Exactly as written, retype the listing below, omitting the pictures.
◇ ◇ ◇
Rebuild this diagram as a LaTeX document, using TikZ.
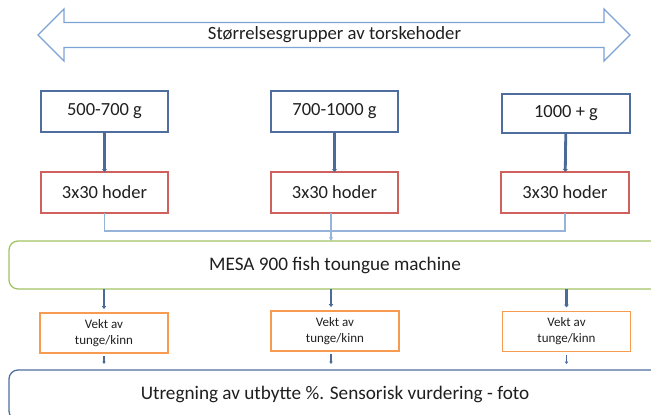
\documentclass[tikz,border=0pt]{standalone}
\usepackage{fontspec}
\setmainfont{Carlito}
\usetikzlibrary{arrows.meta,positioning,calc}

\definecolor{sizeblue}{RGB}{79,110,158}
\definecolor{headred}{RGB}{206,96,94}
\definecolor{mesagreen}{RGB}{160,195,100}
\definecolor{vektorange}{RGB}{247,155,80}
\definecolor{bandblue}{RGB}{125,162,212}
\definecolor{feedblue}{RGB}{150,180,218}
\definecolor{flowblue}{RGB}{76,106,152}

\begin{document}
\begin{tikzpicture}[x=1pt, y=-1pt, >=Stealth,
  node distance=40pt and 103pt,
  every node/.style={outer sep=0pt, text=black!88},
  sizebox/.style={draw=sizeblue, line width=1.2pt, minimum width=127pt, minimum height=41pt, font=\fontsize{18.5}{21}\selectfont},
  headbox/.style={sizebox, draw=headred},
  vektbox/.style={draw=vektorange, line width=1.4pt, minimum width=128pt, minimum height=40pt, align=center, font=\fontsize{13}{16}\selectfont},
  widebox/.style={draw, rounded corners=9pt, line width=1.3pt, minimum width=652pt, font=\fontsize{19.2}{22}\selectfont},
  thickflow/.style={->, draw=flowblue, line width=2.8pt, -{Triangle[length=3pt,width=5pt]}},
  feed/.style={draw=feedblue, line width=1.6pt},
  midflow/.style={draw=flowblue, line width=2.2pt, -{Triangle[length=3pt,width=4.5pt]}, shorten >=4pt},
  lowflow/.style={draw=flowblue, line width=1.4pt, -{Triangle[length=2.5pt,width=3.5pt]}, shorten <=3pt, shorten >=6pt}]
  \useasboundingbox (0,0) rectangle (651,415);

  % size band
  \draw[bandblue, line width=1.3pt, line join=miter]
    (38,35) -- (64,9) -- (64,22.5) -- (604,22.5) -- (604,9) -- (630,35)
    -- (604,61) -- (604,47.5) -- (64,47.5) -- (64,61) -- cycle;
  \node[font=\fontsize{18.7}{21}\selectfont] (band) at (334.5,35) {Størrelsesgrupper av torskehoder};

  % size groups
  \node[sizebox] (size1) at (104.5,111.5) {500-700 g};
  \node[sizebox, right=of size1] (size2) {700-1000 g};
  \node[sizebox, minimum width=128pt, minimum height=39pt] (size3) at (566,113.5) {1000 + g};

  \node[headbox, below=of size1] (head1) {3x30 hoder};
  \node[headbox, right=of head1] (head2) {3x30 hoder};
  \node[headbox, minimum width=128pt, right=of head2] (head3) {3x30 hoder};

  \node[widebox, draw=mesagreen, minimum height=48pt] (mesa) at (335,265) {MESA 900 fish toungue machine};

  \node[vektbox] (vekt1) at (104,333) {Vekt av\\tunge/kinn};
  \node[vektbox] (vekt2) at (335,331) {Vekt av\\tunge/kinn};
  \node[vektbox] (vekt3) at (566.5,331.5) {Vekt av\\tunge/kinn};

  \node[widebox, draw=sizeblue, minimum height=50pt, text depth=4pt] (result) at (335,395) {Utregning av utbytte \%. Sensorisk vurdering - foto};

  \coordinate (join) at (331,231);

  \draw[thickflow] (size1) -- (head1);
  \draw[thickflow] (size2) -- (head2);
  \draw[thickflow] (size3) -- (head3);

  \draw[feed] (head1.south) |- (join) -| (head3.south);
  \draw[feed, ->, -{Stealth[length=4pt,width=4pt]}] (head2.south -| join) -- (join |- mesa.north);

  \draw[midflow] (mesa.south -| vekt1.north) -- (vekt1.north);
  \draw[midflow] (mesa.south -| join) -- (join |- vekt2.north);
  \draw[midflow] (mesa.south -| vekt3.north) -- (vekt3.north);

  \draw[lowflow] (vekt1.south) -- (vekt1.south |- result.north);
  \draw[lowflow] (vekt2.south -| join) -- (join |- result.north);
  \draw[lowflow] (vekt3.south) -- (vekt3.south |- result.north);
\end{tikzpicture}
\end{document}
◇ ◇ ◇
[Solution to the problem]
Rebuild this diagram as a LaTeX document, using TikZ.
\documentclass[tikz,border=0pt]{standalone}
\usepackage{fontspec}
\setmainfont{Carlito}
\usetikzlibrary{arrows.meta,positioning,calc}

\definecolor{sizeblue}{RGB}{79,110,158}
\definecolor{headred}{RGB}{206,96,94}
\definecolor{mesagreen}{RGB}{160,195,100}
\definecolor{vektorange}{RGB}{247,155,80}
\definecolor{bandblue}{RGB}{125,162,212}
\definecolor{feedblue}{RGB}{150,180,218}
\definecolor{flowblue}{RGB}{76,106,152}

\begin{document}
\begin{tikzpicture}[x=1pt, y=-1pt, >=Stealth,
  node distance=40pt and 103pt,
  every node/.style={outer sep=0pt, text=black!88},
  sizebox/.style={draw=sizeblue, line width=1.2pt, minimum width=127pt, minimum height=41pt, font=\fontsize{18.5}{21}\selectfont},
  headbox/.style={sizebox, draw=headred},
  vektbox/.style={draw=vektorange, line width=1.4pt, minimum width=128pt, minimum height=40pt, align=center, font=\fontsize{13}{16}\selectfont},
  widebox/.style={draw, rounded corners=9pt, line width=1.3pt, minimum width=652pt, font=\fontsize{19.2}{22}\selectfont},
  thickflow/.style={->, draw=flowblue, line width=2.8pt, -{Triangle[length=3pt,width=5pt]}},
  feed/.style={draw=feedblue, line width=1.6pt},
  midflow/.style={draw=flowblue, line width=2.2pt, -{Triangle[length=3pt,width=4.5pt]}, shorten >=4pt},
  lowflow/.style={draw=flowblue, line width=1.4pt, -{Triangle[length=2.5pt,width=3.5pt]}, shorten <=3pt, shorten >=6pt}]
  \useasboundingbox (0,0) rectangle (651,415);

  % size band
  \draw[bandblue, line width=1.3pt, line join=miter]
    (38,35) -- (64,9) -- (64,22.5) -- (604,22.5) -- (604,9) -- (630,35)
    -- (604,61) -- (604,47.5) -- (64,47.5) -- (64,61) -- cycle;
  \node[font=\fontsize{18.7}{21}\selectfont] (band) at (334.5,35) {Størrelsesgrupper av torskehoder};

  % size groups
  \node[sizebox] (size1) at (104.5,111.5) {500-700 g};
  \node[sizebox, right=of size1] (size2) {700-1000 g};
  \node[sizebox, minimum width=128pt, minimum height=39pt] (size3) at (566,113.5) {1000 + g};

  \node[headbox, below=of size1] (head1) {3x30 hoder};
  \node[headbox, right=of head1] (head2) {3x30 hoder};
  \node[headbox, minimum width=128pt, right=of head2] (head3) {3x30 hoder};

  \node[widebox, draw=mesagreen, minimum height=48pt] (mesa) at (335,265) {MESA 900 fish toungue machine};

  \node[vektbox] (vekt1) at (104,333) {Vekt av\\tunge/kinn};
  \node[vektbox] (vekt2) at (335,331) {Vekt av\\tunge/kinn};
  \node[vektbox] (vekt3) at (566.5,331.5) {Vekt av\\tunge/kinn};

  \node[widebox, draw=sizeblue, minimum height=50pt, text depth=4pt] (result) at (335,395) {Utregning av utbytte \%. Sensorisk vurdering - foto};

  \coordinate (join) at (331,231);

  \draw[thickflow] (size1) -- (head1);
  \draw[thickflow] (size2) -- (head2);
  \draw[thickflow] (size3) -- (head3);

  \draw[feed] (head1.south) |- (join) -| (head3.south);
  \draw[feed, ->, -{Stealth[length=4pt,width=4pt]}] (head2.south -| join) -- (join |- mesa.north);

  \draw[midflow] (mesa.south -| vekt1.north) -- (vekt1.north);
  \draw[midflow] (mesa.south -| join) -- (join |- vekt2.north);
  \draw[midflow] (mesa.south -| vekt3.north) -- (vekt3.north);

  \draw[lowflow] (vekt1.south) -- (vekt1.south |- result.north);
  \draw[lowflow] (vekt2.south -| join) -- (join |- result.north);
  \draw[lowflow] (vekt3.south) -- (vekt3.south |- result.north);
\end{tikzpicture}
\end{document}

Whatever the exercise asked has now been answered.